Um dos principais objetivos da ecologia é compreender os fatores que determinam a distribuição e a abundância das espécies. A maioria das inferências teóricas sobre os fatores que determinam a distribuição e abundância das espécies nas comunidades atualmente baseia-se em duas teorias conflitantes: a Teoria de Nicho, formalizada por George E. Hutchinson1, e a Teoria Neutra da Biodiversidade de Stephen Hubbell2.
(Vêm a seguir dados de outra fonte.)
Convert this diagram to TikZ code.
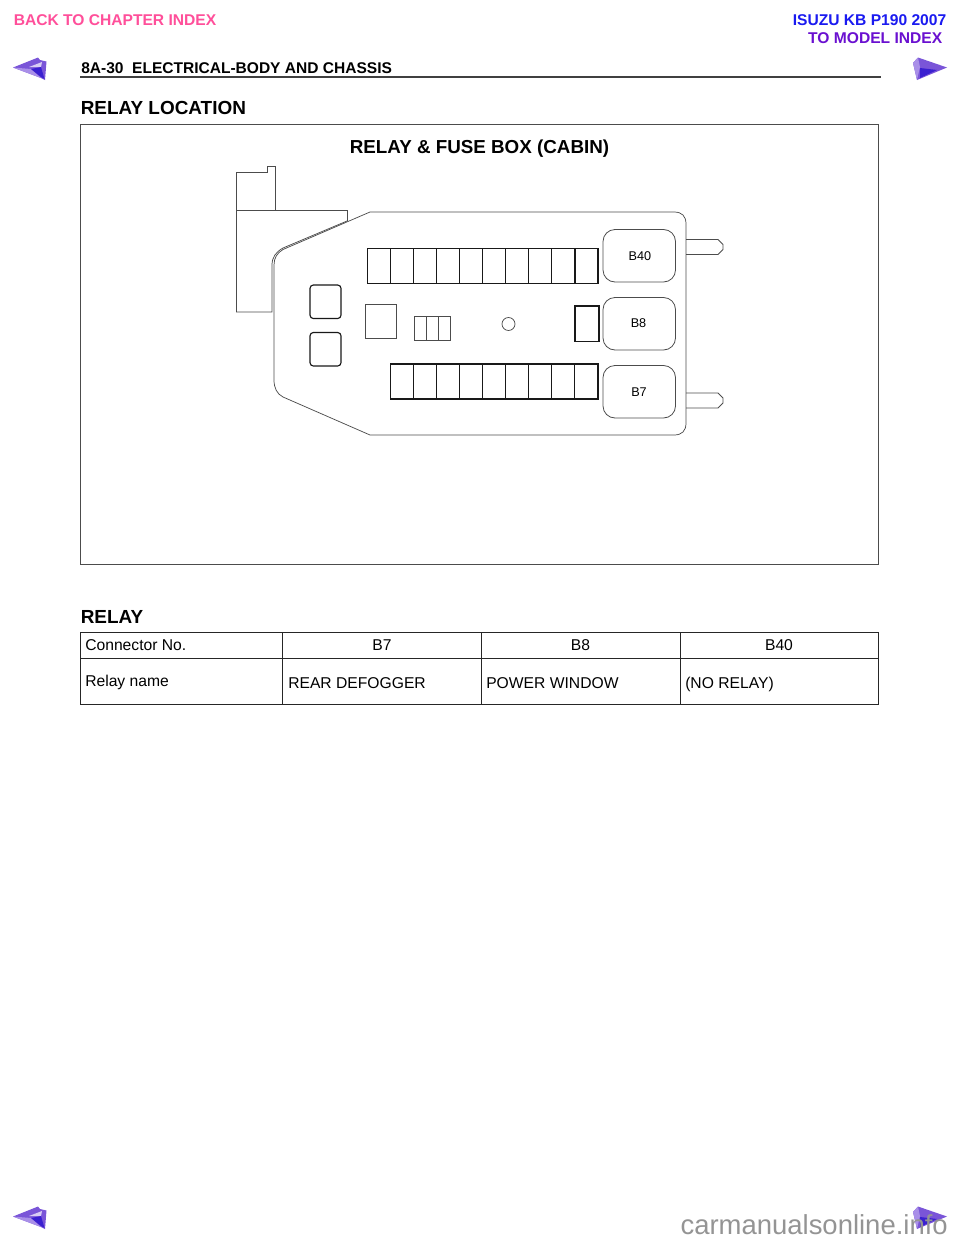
\documentclass[tikz,border=0pt]{standalone}
\usepackage{fontspec}
\setmainfont{Liberation Sans}
\definecolor{backpink}{HTML}{FF4F9A}
\definecolor{isuzublue}{HTML}{1A1AF0}
\definecolor{modelviolet}{HTML}{6A10D0}
\definecolor{arrowmid}{HTML}{7A55D8}
\definecolor{arrowdark}{HTML}{3A20D0}
\definecolor{arrowlight}{HTML}{D8CCF4}
\definecolor{arrowsoft}{HTML}{A98FE8}
\tikzset{
  fusebox/.style={draw=black!90,line width=0.85pt},
  thinbox/.style={draw=black!70,line width=0.55pt},
  sidebox/.style={draw=black!70,line width=0.6pt,rounded corners=9pt},
  boxlabel/.style={inner sep=0pt,font=\fontsize{9.5}{11}\selectfont},
  celltext/.style={inner sep=0pt,anchor=base west,font=\fontsize{11.75}{14}\selectfont},
  heading/.style={inner sep=0pt,anchor=base west,font=\fontsize{14.2}{18}\selectfont\bfseries},
  indexlink/.style={inner sep=0pt,font=\fontsize{11.7}{13}\selectfont\bfseries},
  tablerule/.style={draw=black!85,line width=0.75pt},
}
\begin{document}
\begin{tikzpicture}[x=0.75pt,y=-0.75pt]
\useasboundingbox (0,0) rectangle (960,1242);
% page head
\node[indexlink,anchor=base west,text=backpink] (backindex) at (13.5,25) {BACK TO CHAPTER INDEX};
\node[indexlink,anchor=base east,text=isuzublue] (modelname) at (946.5,25) {ISUZU KB P190 2007};
\node[indexlink,anchor=base east,text=modelviolet] (modelindex) at (942.5,43) {TO MODEL INDEX};
\node[inner sep=0pt,anchor=base west,font=\fontsize{11.65}{14}\selectfont\bfseries] (pagehead) at (81,73) {8A-30\ \ ELECTRICAL-BODY AND CHASSIS};
\draw[line width=1pt,black!75](80,77)--(881,77);
% arrows
\foreach \ay in {0,1149}{
\fill[arrowmid,shift={(0,\ay)}](13,67.5)--(38,57.5)--(40,60)--(46.5,61.5)--(45,80)--(41,78)--cycle;
\fill[arrowsoft,shift={(0,\ay)}](13,67.5)--(31,69)--(41,78)--cycle;
\fill[arrowlight,shift={(0,\ay)}](29,67)--(42,62)--(41,67)--cycle;
\fill[arrowdark,shift={(0,\ay)}](31,69)--(41,67)--(44.5,79)--(41,77)--cycle;
}
\foreach \ay in {0,1149}{
\fill[arrowmid,shift={(0,\ay)}](947,67.5)--(918,57.5)--(913,63)--(917,80)--cycle;
\fill[arrowsoft,shift={(0,\ay)}](918,57.5)--(913,63)--(917,80)--(920,67)--cycle;
\fill[arrowdark,shift={(0,\ay)}](920,68)--(937,70)--(920,78)--cycle;
}
% location panel
\node[heading] (locationhead) at (80.5,114) {RELAY LOCATION};
\draw[thinbox](80.5,124.5) rectangle (878.5,564.5);
\node[inner sep=0pt,font=\fontsize{14.1}{16}\selectfont\bfseries] (boxtitle) at (479.5,148.5) {RELAY \& FUSE BOX (CABIN)};
% bracket behind the box
\draw[thinbox](236,312)--(236,172)--(267,172)--(267,166)--(275,166)--(275,210);
\draw[thinbox](236,210)--(347,210)--(347,221);
\draw[thinbox](236,312)--(272,312)--(272,265) .. controls (272,257) and (276,252) .. (283,248)--(347,221);
% box outline
\draw[thinbox](370,212)--(283,249.5) .. controls (277,253) and (274,258) .. (274,265)--(274,380) .. controls (274,388) and (277,394) .. (283,397)--(370,435)--(674,435) .. controls (682,435) and (686,431) .. (686,423)--(686,224) .. controls (686,216) and (682,212) .. (674,212)--cycle;
% tabs
\foreach \ty in {239.5,393}{
\draw[thinbox](686,\ty)--(718,\ty)--(723,\ty+5)--(723,\ty+10)--(718,\ty+15)--(686,\ty+15);
}
% fuse rows
\draw[fusebox](367.5,248.5) rectangle (598,283.5);
\foreach \i in {1,...,9}{
\draw[fusebox](367.5+23.05*\i,248.5)--(367.5+23.05*\i,283.5);
}
\draw[fusebox](390.5,364) rectangle (598,399);
\foreach \i in {1,...,8}{
\draw[fusebox](390.5+23.05*\i,364)--(390.5+23.05*\i,399);
}
% small parts
\draw[fusebox,rounded corners=2.5pt](310,285) rectangle (341,318.5);
\draw[fusebox,rounded corners=2.5pt](310,332.5) rectangle (341,366);
\draw[thinbox](365,304.5) rectangle (396,338);
\draw[thinbox](414.5,316.5) rectangle (450.5,340.5);
\draw[thinbox](426.5,316.5)--(426.5,340.5);
\draw[thinbox](438.5,316.5)--(438.5,340.5);
\draw[thinbox](508.5,324) circle (6.5);
\draw[fusebox](575,306) rectangle (599,341.5);
% connectors
\draw[sidebox](603,229.5) rectangle (675.5,282);
\node[boxlabel] (bforty) at (640,256.5) {B40};
\draw[sidebox](603,297.5) rectangle (675.5,350);
\node[boxlabel] (beight) at (638.5,323) {B8};
\draw[sidebox](603,365.5) rectangle (675.5,418);
\node[boxlabel] (bseven) at (639,392) {B7};
% relay table
\node[heading] (relayhead) at (80.5,623) {RELAY};
\draw[tablerule](80,632) rectangle (878,704);
\draw[tablerule](80,658.5)--(878,658.5);
\foreach \cx in {282,481,680}{
\draw[tablerule](\cx,632)--(\cx,704);
}
\node[celltext] (connno) at (85,650) {Connector No.};
\node[celltext,anchor=base] (cellbseven) at (382,650) {B7};
\node[celltext,anchor=base] (cellbeight) at (580.5,650) {B8};
\node[celltext,anchor=base] (cellbforty) at (779,650) {B40};
\node[celltext] (relayname) at (85,686) {Relay name};
\node[celltext] (defogger) at (288,688) {REAR DEFOGGER};
\node[celltext] (window) at (486,688) {POWER WINDOW};
\node[celltext] (norelay) at (685,688) {(NO RELAY)};
% watermark
\node[inner sep=0pt,anchor=base east,text=black!42,font=\fontsize{20.6}{26}\selectfont] (watermark) at (948,1234.5) {carmanualsonline.info};
\end{tikzpicture}
\end{document}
O conceito de nicho proposto por Hutchinson, em 1957, é o mais aceito e mais utilizado atualmente e define o nicho como um hipervolume n-dimensional, onde cada dimensão representa os limites de uma variável biótica (e.g. recurso) ou abiótica (e.g. temperatura, umidade) em que a espécie pode sobreviver. O espaço n-dimensional constitui o nicho fundamental, aquele que seria ocupado pela espécie caso não haja nenhum tipo de interação negativa com as outras espécies da comunidade (e.g. predação, competição, parasitismo). A parte do nicho fundamental que é efetivamente ocupada pela espécie, removendo o que não é ocupado em razão das interações negativas, constitui o seu nicho realizado. No entanto, a interação pode aumentar o nicho realizado da espécie em alguns casos raros, como nos casos de facilitação, situação na qual uma espécie torna o ambiente mais adequado para a presença de outra. A percepção do efeito das interações positivas sobre o nicho realizado levou a discussões entre pesquisadores sobre a possibilidade nicho realizado ser maior do que o nicho fundamental3.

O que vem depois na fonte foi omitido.